PROBLEM STATEMENT: Only one span of the listing below is wanted: the lines from the one with "Clone this chart" through the one with "import * as", reproduced exactly, both ends kept.

MATERIAL FOR THIS EXERCISE:
# # # #

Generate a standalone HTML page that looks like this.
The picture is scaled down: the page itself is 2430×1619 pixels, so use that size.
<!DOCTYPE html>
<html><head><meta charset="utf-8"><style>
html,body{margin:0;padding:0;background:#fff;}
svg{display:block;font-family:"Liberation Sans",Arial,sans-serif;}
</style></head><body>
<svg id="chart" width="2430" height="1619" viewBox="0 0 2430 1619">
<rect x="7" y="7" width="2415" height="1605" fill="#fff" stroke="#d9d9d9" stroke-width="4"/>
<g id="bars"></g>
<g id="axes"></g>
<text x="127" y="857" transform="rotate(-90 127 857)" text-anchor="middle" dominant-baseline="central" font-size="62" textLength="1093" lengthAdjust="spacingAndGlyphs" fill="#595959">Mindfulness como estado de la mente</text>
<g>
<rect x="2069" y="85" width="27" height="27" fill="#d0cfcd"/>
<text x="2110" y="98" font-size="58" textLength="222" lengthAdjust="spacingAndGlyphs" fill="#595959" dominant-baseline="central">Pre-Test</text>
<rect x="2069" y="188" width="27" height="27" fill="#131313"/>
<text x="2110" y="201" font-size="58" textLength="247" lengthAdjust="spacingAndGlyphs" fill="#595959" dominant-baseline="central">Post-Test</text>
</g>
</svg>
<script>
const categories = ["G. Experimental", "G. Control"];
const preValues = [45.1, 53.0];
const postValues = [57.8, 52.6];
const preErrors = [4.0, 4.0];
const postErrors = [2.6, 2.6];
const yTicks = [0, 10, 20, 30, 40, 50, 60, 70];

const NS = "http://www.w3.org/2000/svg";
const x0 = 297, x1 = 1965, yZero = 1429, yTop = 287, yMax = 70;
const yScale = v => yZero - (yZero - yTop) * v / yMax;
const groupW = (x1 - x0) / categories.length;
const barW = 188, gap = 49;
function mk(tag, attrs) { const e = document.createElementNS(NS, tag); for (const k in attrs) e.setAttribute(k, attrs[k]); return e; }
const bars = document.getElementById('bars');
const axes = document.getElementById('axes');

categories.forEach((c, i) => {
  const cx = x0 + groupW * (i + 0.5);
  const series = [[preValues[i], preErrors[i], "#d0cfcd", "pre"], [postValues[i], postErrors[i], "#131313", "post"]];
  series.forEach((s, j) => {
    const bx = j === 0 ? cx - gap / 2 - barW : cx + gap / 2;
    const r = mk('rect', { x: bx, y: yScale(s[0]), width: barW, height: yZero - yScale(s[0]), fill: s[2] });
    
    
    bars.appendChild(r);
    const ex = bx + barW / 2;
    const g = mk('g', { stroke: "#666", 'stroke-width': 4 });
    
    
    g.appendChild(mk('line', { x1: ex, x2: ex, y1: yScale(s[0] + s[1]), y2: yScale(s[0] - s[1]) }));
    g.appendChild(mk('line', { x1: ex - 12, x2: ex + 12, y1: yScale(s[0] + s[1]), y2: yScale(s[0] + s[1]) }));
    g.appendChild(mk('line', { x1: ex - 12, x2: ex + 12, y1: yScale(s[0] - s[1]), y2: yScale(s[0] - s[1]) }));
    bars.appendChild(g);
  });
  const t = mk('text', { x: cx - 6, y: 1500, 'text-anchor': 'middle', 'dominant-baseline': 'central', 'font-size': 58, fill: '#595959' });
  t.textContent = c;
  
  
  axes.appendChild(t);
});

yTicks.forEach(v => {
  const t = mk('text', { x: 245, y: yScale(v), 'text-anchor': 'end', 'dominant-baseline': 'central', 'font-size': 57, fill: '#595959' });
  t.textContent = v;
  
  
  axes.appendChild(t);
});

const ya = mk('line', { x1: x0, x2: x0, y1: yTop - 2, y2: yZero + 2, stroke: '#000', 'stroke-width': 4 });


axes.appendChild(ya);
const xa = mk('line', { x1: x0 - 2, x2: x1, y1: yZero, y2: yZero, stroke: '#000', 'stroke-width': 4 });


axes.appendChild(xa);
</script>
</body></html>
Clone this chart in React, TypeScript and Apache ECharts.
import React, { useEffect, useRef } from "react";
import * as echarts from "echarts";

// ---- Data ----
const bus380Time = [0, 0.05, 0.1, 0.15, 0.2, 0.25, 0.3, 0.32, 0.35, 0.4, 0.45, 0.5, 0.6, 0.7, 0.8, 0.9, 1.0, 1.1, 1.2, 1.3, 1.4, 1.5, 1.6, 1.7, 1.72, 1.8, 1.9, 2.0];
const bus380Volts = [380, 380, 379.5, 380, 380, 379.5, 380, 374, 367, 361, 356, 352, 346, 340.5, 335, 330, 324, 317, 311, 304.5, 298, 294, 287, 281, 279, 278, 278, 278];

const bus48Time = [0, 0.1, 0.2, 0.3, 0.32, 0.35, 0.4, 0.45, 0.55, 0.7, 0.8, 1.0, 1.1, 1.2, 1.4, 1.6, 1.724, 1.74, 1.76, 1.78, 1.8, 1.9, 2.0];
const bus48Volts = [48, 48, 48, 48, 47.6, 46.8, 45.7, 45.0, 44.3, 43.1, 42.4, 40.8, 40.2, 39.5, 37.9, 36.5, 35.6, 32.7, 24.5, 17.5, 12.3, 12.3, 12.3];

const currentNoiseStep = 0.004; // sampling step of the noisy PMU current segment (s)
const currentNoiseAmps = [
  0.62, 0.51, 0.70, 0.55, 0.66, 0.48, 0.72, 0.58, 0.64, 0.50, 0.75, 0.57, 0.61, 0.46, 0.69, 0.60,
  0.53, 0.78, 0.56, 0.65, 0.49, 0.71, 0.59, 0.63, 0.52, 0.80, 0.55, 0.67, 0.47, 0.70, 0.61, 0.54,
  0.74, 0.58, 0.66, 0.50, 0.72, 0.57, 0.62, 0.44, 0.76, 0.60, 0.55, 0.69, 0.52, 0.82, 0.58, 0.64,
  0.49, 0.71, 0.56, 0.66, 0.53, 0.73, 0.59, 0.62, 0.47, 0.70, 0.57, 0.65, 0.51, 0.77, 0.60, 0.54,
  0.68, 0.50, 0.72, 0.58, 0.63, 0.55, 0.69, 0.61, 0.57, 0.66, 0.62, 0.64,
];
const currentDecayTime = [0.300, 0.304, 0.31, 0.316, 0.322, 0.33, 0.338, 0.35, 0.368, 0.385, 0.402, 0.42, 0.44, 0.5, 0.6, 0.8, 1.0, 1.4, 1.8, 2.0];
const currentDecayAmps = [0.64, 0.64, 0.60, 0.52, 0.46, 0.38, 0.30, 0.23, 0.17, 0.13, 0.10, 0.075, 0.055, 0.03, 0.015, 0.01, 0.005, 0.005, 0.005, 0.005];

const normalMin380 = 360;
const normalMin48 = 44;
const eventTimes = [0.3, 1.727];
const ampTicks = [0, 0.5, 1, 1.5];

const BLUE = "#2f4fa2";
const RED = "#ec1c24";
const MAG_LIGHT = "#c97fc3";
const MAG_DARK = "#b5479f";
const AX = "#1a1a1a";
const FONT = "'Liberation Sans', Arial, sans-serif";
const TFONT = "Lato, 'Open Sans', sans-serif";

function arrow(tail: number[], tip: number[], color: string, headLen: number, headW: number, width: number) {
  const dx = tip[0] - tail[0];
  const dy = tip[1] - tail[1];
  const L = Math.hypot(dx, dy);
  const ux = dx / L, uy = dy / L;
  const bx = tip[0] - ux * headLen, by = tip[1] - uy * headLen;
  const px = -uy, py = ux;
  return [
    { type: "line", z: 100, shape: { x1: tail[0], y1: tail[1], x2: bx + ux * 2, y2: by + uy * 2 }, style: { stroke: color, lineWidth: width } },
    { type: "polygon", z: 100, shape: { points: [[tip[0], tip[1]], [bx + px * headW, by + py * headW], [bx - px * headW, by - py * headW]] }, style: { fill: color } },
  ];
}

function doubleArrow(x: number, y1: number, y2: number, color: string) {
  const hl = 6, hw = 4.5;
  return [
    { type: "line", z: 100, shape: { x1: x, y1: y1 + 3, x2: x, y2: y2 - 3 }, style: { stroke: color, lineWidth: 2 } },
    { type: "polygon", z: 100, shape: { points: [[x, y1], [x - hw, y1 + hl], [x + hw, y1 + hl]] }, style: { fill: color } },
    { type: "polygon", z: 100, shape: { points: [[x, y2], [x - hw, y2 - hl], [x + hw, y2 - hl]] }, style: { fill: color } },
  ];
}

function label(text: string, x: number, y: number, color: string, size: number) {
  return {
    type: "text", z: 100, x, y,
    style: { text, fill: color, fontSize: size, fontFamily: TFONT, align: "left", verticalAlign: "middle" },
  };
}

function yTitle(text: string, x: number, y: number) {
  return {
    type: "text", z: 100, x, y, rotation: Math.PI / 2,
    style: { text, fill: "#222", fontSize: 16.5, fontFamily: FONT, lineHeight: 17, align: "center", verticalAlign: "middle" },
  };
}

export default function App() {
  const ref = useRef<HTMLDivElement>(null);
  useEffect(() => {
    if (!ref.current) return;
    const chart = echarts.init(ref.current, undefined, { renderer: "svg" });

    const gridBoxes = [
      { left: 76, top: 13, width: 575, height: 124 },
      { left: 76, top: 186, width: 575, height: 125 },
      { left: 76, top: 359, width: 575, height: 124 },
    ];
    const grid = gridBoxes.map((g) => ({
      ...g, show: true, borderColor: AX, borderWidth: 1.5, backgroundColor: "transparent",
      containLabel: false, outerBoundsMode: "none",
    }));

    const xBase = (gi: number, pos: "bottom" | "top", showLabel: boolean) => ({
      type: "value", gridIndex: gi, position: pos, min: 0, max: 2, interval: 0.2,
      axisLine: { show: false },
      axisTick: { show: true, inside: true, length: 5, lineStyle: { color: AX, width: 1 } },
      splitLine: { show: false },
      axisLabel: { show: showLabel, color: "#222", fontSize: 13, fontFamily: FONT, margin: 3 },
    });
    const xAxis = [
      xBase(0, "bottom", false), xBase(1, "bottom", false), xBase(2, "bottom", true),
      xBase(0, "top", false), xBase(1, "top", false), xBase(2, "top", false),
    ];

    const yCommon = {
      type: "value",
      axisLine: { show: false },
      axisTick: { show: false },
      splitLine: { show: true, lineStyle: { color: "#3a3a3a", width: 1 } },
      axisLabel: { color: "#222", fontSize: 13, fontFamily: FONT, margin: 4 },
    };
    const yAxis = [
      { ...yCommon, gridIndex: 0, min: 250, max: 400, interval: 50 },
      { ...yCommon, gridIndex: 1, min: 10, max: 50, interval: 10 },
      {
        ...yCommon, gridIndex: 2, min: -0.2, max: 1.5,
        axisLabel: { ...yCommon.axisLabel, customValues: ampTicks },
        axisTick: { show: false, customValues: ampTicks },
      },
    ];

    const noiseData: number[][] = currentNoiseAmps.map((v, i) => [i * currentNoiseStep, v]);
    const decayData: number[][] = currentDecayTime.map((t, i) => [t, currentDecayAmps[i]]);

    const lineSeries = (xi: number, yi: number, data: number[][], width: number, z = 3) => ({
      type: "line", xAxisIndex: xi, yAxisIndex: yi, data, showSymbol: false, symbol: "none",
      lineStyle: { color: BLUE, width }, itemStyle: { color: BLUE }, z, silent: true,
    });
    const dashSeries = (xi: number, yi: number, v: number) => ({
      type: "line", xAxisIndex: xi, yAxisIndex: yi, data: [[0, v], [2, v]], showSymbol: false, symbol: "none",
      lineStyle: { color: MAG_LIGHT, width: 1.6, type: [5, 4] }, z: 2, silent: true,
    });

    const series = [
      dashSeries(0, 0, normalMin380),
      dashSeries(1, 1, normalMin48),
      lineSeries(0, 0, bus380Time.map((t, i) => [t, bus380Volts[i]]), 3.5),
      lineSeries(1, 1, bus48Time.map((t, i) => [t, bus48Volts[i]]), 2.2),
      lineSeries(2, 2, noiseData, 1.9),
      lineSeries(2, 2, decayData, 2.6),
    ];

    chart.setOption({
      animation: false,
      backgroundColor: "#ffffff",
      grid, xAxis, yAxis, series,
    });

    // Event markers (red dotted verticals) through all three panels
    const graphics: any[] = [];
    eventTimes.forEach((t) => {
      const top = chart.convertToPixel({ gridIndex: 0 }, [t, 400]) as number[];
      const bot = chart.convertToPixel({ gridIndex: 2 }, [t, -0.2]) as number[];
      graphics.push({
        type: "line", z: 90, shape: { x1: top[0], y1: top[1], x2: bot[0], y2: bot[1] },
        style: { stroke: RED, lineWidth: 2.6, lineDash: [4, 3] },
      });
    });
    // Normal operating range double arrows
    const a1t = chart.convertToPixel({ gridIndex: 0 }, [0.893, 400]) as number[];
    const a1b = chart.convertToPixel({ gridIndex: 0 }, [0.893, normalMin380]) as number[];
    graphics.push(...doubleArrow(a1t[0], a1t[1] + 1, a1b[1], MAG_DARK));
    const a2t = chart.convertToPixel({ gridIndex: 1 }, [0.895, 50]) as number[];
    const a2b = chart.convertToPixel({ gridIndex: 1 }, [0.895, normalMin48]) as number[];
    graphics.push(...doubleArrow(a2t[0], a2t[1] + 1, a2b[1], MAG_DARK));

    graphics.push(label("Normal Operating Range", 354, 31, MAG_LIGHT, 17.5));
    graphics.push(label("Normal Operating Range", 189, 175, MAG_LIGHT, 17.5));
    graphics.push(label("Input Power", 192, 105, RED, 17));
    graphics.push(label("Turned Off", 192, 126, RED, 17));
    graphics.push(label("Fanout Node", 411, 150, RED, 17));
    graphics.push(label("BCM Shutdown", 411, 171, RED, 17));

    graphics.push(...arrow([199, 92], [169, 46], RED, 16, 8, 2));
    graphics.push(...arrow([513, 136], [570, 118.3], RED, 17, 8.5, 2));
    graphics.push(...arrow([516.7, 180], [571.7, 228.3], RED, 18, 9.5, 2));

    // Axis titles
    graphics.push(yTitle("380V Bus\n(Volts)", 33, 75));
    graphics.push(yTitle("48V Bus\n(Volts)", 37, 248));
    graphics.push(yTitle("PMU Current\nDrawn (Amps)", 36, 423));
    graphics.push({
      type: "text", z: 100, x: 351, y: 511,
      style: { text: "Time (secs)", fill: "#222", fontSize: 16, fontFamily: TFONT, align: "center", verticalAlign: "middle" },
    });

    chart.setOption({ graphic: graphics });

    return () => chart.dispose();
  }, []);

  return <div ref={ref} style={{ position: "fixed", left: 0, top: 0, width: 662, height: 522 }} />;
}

# # # #

REPLY:
Clone this chart in React, TypeScript and Apache ECharts.
import React, { useEffect, useRef } from "react";
import * as echarts from "echarts";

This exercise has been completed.